La question est la suivante: pourquoi les gens cherchent-ils de plus en plus à discuter avec une machine? Peut-être parce qu’elle est plus patiente qu’un certain nombre d’entre eux, qu’elle a toujours le temps et qu’elle ne juge pas. Mais cela montre aussi que les interactions sociales sont souvent marquées par des contraintes temporelles et des attentes. Si les modèles d’IA remplacent les vraies relations, nous sommes face à un problème. Il existe en outre déjà quelques cas extrêmes dans lesquels des outils d’IA ont poussé des personnes à quitter leur partenaire ou même à se suicider.

Pourquoi avons-nous cette tendance à humaniser les modèles linguistiques?
Parce qu’ils ont souvent l’air convaincants. Les modèles linguistiques sont des maîtres de la rhétorique, mais pas des gardiens de la vérité. L’IA n’a aucune idée de ce dont elle parle, mais c’est une machine qui arrive très bien à prédire des suites de mots. Elle travaille sur les probabilités statistiques des mots, pas sur leur sens.
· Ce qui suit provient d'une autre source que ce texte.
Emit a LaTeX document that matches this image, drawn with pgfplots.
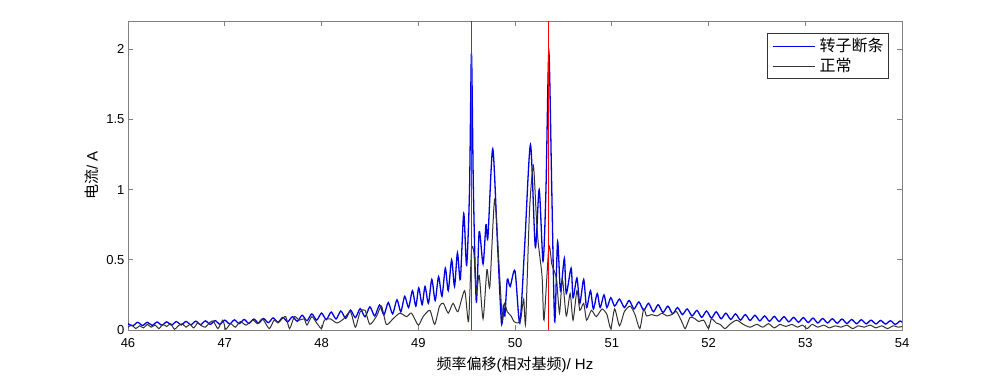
\documentclass[border=0pt]{standalone}
\usepackage{fontspec}
\setmainfont{Liberation Sans}
\newfontfamily\cjk{Noto Sans CJK SC}
\usepackage{pgfplots}
\pgfplotsset{compat=1.18}
\begin{document}
\begin{tikzpicture}
\begin{axis}[
 scale only axis, width=774pt, height=309pt,
 xmin=46, xmax=54, ymin=0, ymax=2.2,
 xtick={46,47,48,49,50,51,52,53,54}, ytick={0,0.5,1,1.5,2},
 axis line style={draw=black!50, line width=0.8pt},
 tick style={draw=black!50, line width=0.6pt},
 major tick length=5pt,
 tick label style={font=\fontsize{13}{15}\selectfont},
 xticklabel style={yshift=-5pt},
 /pgf/number format/assume math mode=true,
 xlabel={{\cjk 频率偏移}({\cjk 相对基频})/ Hz},
 ylabel={{\cjk 电流}/ A},
 label style={font=\fontsize{15}{18}\selectfont},
 xlabel style={at={(axis description cs:0.5,-0.113)}, anchor=center},
 ylabel style={at={(axis description cs:-0.0465,0.5)}, anchor=center},
 legend style={at={(0.983,0.961)}, anchor=north east, draw=black!80,
   font=\cjk\fontsize{16}{19}\selectfont, inner xsep=3pt, inner ysep=3pt,
   row sep=1pt, cells={anchor=west}},
]
\addplot[blue!90!black, line width=1.3pt, smooth, tension=0.45, forget plot] coordinates {
(46.00,0.045) (46.05,0.030) (46.10,0.055) (46.15,0.032) (46.20,0.055) (46.25,0.033)
(46.30,0.057) (46.35,0.034) (46.40,0.058) (46.45,0.035) (46.50,0.060) (46.55,0.036)
(46.60,0.061) (46.65,0.037) (46.70,0.063) (46.75,0.038) (46.80,0.065) (46.85,0.040)
(46.90,0.067) (46.95,0.041) (47.00,0.070) (47.05,0.043) (47.10,0.072) (47.15,0.045)
(47.20,0.075) (47.25,0.047) (47.30,0.078) (47.35,0.049) (47.40,0.082) (47.45,0.052)
(47.50,0.086) (47.55,0.055) (47.60,0.090) (47.65,0.058) (47.70,0.095) (47.75,0.062)
(47.80,0.105) (47.85,0.066) (47.90,0.115) (47.95,0.070) (48.00,0.120) (48.05,0.074)
(48.10,0.128) (48.15,0.078) (48.20,0.135) (48.25,0.083) (48.30,0.142) (48.35,0.088)
(48.40,0.152) (48.45,0.094) (48.50,0.165) (48.55,0.100) (48.60,0.178) (48.645,0.108)
(48.69,0.195) (48.735,0.115) (48.78,0.215) (48.82,0.130) (48.86,0.240) (48.90,0.160)
(48.94,0.280) (48.975,0.170) (49.005,0.300) (49.04,0.180) (49.07,0.310) (49.105,0.190)
(49.14,0.360) (49.175,0.210) (49.21,0.380) (49.245,0.240) (49.28,0.440) (49.31,0.280)
(49.345,0.500) (49.375,0.310) (49.405,0.550) (49.435,0.360) (49.47,0.830) (49.50,0.460)
(49.53,1.000) (49.55,1.970) (49.57,1.000) (49.60,0.200) (49.63,0.700) (49.67,0.470)
(49.70,0.750) (49.72,0.660) (49.77,1.290) (49.82,0.600) (49.86,0.050) (49.88,0.170)
(49.895,0.100) (49.92,0.360) (49.95,0.310) (50.00,0.420) (50.05,0.050) (50.10,0.600)
(50.16,1.320) (50.21,0.590) (50.25,1.000) (50.29,0.490) (50.32,1.000) (50.35,1.980)
(50.38,1.000) (50.41,0.060) (50.44,0.630) (50.47,0.280) (50.51,0.510) (50.53,0.260)
(50.58,0.440) (50.60,0.230) (50.64,0.370) (50.67,0.190) (50.71,0.360) (50.74,0.160)
(50.78,0.280) (50.81,0.150) (50.85,0.260) (50.88,0.160) (50.92,0.250) (50.95,0.160)
(50.99,0.230) (51.03,0.170) (51.08,0.220) (51.13,0.160) (51.18,0.210) (51.23,0.150)
(51.28,0.200) (51.33,0.140) (51.38,0.190) (51.43,0.130) (51.48,0.180) (51.53,0.125)
(51.58,0.170) (51.63,0.115) (51.68,0.160) (51.73,0.110) (51.78,0.150) (51.83,0.100)
(51.88,0.140) (51.93,0.090) (51.98,0.135) (52.03,0.085) (52.08,0.130) (52.13,0.080)
(52.18,0.120) (52.23,0.075) (52.28,0.115) (52.33,0.070) (52.38,0.110) (52.43,0.068)
(52.48,0.105) (52.53,0.065) (52.58,0.100) (52.63,0.062) (52.68,0.097) (52.73,0.060)
(52.78,0.095) (52.83,0.058) (52.88,0.090) (52.93,0.055) (52.98,0.088) (53.03,0.053)
(53.08,0.085) (53.13,0.050) (53.18,0.082) (53.23,0.050) (53.28,0.080) (53.33,0.048)
(53.38,0.078) (53.43,0.046) (53.48,0.075) (53.53,0.045) (53.58,0.073) (53.63,0.044)
(53.68,0.070) (53.73,0.043) (53.78,0.068) (53.83,0.042) (53.88,0.066) (53.93,0.040)
(53.98,0.064) (54.00,0.055)
};
\addplot[black!80, line width=1.0pt, smooth, tension=0.4, forget plot] coordinates {
(46.00,0.020) (46.04,0.035) (46.08,0.010) (46.12,0.030) (46.16,0.015) (46.20,0.040)
(46.24,0.020) (46.28,0.035) (46.32,0.010) (46.36,0.040) (46.40,0.025) (46.44,0.045)
(46.48,0.005) (46.52,0.030) (46.56,0.045) (46.60,0.020) (46.64,0.040) (46.68,0.015)
(46.72,0.050) (46.76,0.030) (46.80,0.020) (46.84,0.050) (46.88,0.065) (46.93,0.010)
(46.98,0.070) (47.01,0.005) (47.06,0.045) (47.11,0.020) (47.16,0.060) (47.22,0.035)
(47.29,0.070) (47.34,0.045) (47.39,0.080) (47.46,0.010) (47.51,0.070) (47.55,0.050)
(47.58,0.070) (47.63,0.095) (47.67,0.010) (47.72,0.095) (47.77,0.070) (47.82,0.080)
(47.85,0.035) (47.90,0.095) (47.95,0.050) (48.00,0.010) (48.03,0.070) (48.09,0.080)
(48.16,0.050) (48.23,0.080) (48.30,0.130) (48.35,0.020) (48.40,0.130) (48.45,0.140)
(48.50,0.040) (48.57,0.100) (48.62,0.170) (48.67,0.040) (48.74,0.080) (48.81,0.120)
(48.88,0.095) (48.93,0.120) (49.00,0.035) (49.05,0.095) (49.12,0.140) (49.17,0.040)
(49.22,0.170) (49.26,0.190) (49.31,0.120) (49.36,0.190) (49.41,0.130) (49.48,0.280)
(49.52,0.060) (49.55,0.570) (49.575,0.550) (49.60,0.260) (49.63,0.390) (49.67,0.080)
(49.71,0.430) (49.74,0.310) (49.79,0.930) (49.84,0.400) (49.87,0.070) (49.89,0.190)
(49.92,0.130) (49.96,0.100) (49.99,0.060) (50.03,0.050) (50.06,0.080) (50.09,0.220)
(50.11,0.050) (50.15,0.850) (50.19,1.170) (50.22,0.810) (50.24,0.620) (50.28,0.380)
(50.30,0.070) (50.35,0.590) (50.38,0.470) (50.40,0.430) (50.43,0.360) (50.46,0.120)
(50.49,0.360) (50.53,0.100) (50.57,0.260) (50.60,0.070) (50.64,0.280) (50.67,0.140)
(50.71,0.190) (50.74,0.070) (50.79,0.140) (50.84,0.095) (50.90,0.150) (50.95,0.110)
(50.99,0.010) (51.03,0.150) (51.08,0.030) (51.13,0.130) (51.19,0.170) (51.24,0.110)
(51.29,0.010) (51.33,0.150) (51.36,0.100) (51.41,0.110) (51.47,0.100) (51.52,0.120)
(51.57,0.100) (51.62,0.110) (51.67,0.130) (51.73,0.050) (51.76,0.010) (51.81,0.090)
(51.86,0.080) (51.90,0.060) (51.95,0.070) (52.00,0.010) (52.03,0.080) (52.08,0.050)
(52.12,0.040) (52.17,0.010) (52.22,0.040) (52.29,0.070) (52.36,0.040) (52.43,0.020)
(52.50,0.040) (52.56,0.020) (52.62,0.045) (52.68,0.015) (52.74,0.040) (52.80,0.025)
(52.86,0.040) (52.92,0.020) (52.97,0.035) (53.02,0.010) (53.07,0.040) (53.13,0.020)
(53.19,0.035) (53.25,0.015) (53.31,0.030) (53.37,0.020) (53.43,0.035) (53.49,0.010)
(53.55,0.030) (53.61,0.020) (53.67,0.035) (53.73,0.015) (53.79,0.030) (53.85,0.010)
(53.91,0.030) (53.96,0.020) (54.00,0.025)
};
\addplot[red, line width=1.2pt, ycomb, mark=none, forget plot] coordinates {(49.55,2.2) (50.35,2.2)};
\addlegendimage{empty legend}
\addlegendentry{\textcolor{blue!90!black}{\rule[0.3em]{42pt}{1.3pt}}\hspace{5pt}转子断条}
\addlegendimage{empty legend}
\addlegendentry{\textcolor{black!80}{\rule[0.3em]{42pt}{1.0pt}}\hspace{5pt}正常}
\end{axis}
\path (current axis.south west) ++(-128pt,-44pt) coordinate (bbA);
\path (current axis.north east) ++(83pt,21pt) coordinate (bbB);
\useasboundingbox (bbA) rectangle (bbB);
\end{tikzpicture}
\end{document}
Et toute l’autorité qu’elle semble avoir pour nous, c’est nous qui la lui attribuons.

ChatGPT ignore les droits d’auteur et crée des variantes de ce qui existe déjà. Est-ce ainsi que l’on crée vraiment quelque chose de nouveau?
Oui et non. Les gens ont toujours tiré leur inspiration de quelque chose. Mais il y a une différence entre l’inspiration et la simple recombinaison. Une IA ne créera pas spontanément un style artistique entièrement nouveau. Les idées révolutionnaires exigent du courage, des ruptures et des erreurs. Et cela, seul l’être humain en est capable.

Certains prédisent que l’IA va «s’entre-dévorer». Qu’est-ce que cela signifie?
Si l’IA n’apprend plus qu’à partir de contenus générés par elle-même, une chambre d’écho se crée, une sorte d’inceste algorithmique. Dans la recherche, on appelle cela l’«oubli catastrophique» ou l’«effondrement du modèle». C’est tout de même rassurant de savoir que l’IA a besoin de nous, les êtres humains, pour continuer à apprendre avec des données originales au risque de s’effondrer.

Vous écrivez que l’IA peut également conduire à une «privation de droits et à une déshumanisation». Pouvez-vous nous donner un exemple concret?
Il suffit de regarder les États-Unis en ce moment. Des millions d’employé-es du secteur public ont reçu un e-mail du Department of Government Efficiency, dirigé par Elon Musk. Ces personnes devaient y répondre dans les heures qui suivent pour justifier le maintien de leur emploi. Une IA évalue ensuite si elles peuvent rester ou si elles doivent être licenciées. C’est indigne et, vu l’état actuel de développement de l’IA, hautement discutable. Il y a de bonnes raisons pour lesquelles de nombreux systèmes juridiques, y compris en Suisse, stipulent que la dernière instance d’appel doit toujours être un être être humain.

Si vous pouviez participer à l’élaboration d’une législation mondiale sur l’IA, quelle serait la règle la plus importante que vous imposeriez?
Dans ce cas, je souhaiterais une règle globale disant que l’IA ne doit jamais décider de ce sur quoi l’IA peut décider. L’IA est un outil puissant. Nous modelons le monde à l’aide d’outils, mais ces derniers nous façonnent aussi. C’est pourquoi je souhaite que tout le monde s’intéresse vraiment à l’IA, afin de comprendre que c’est une technologie très puissante, mais que ce n’est qu’un outil.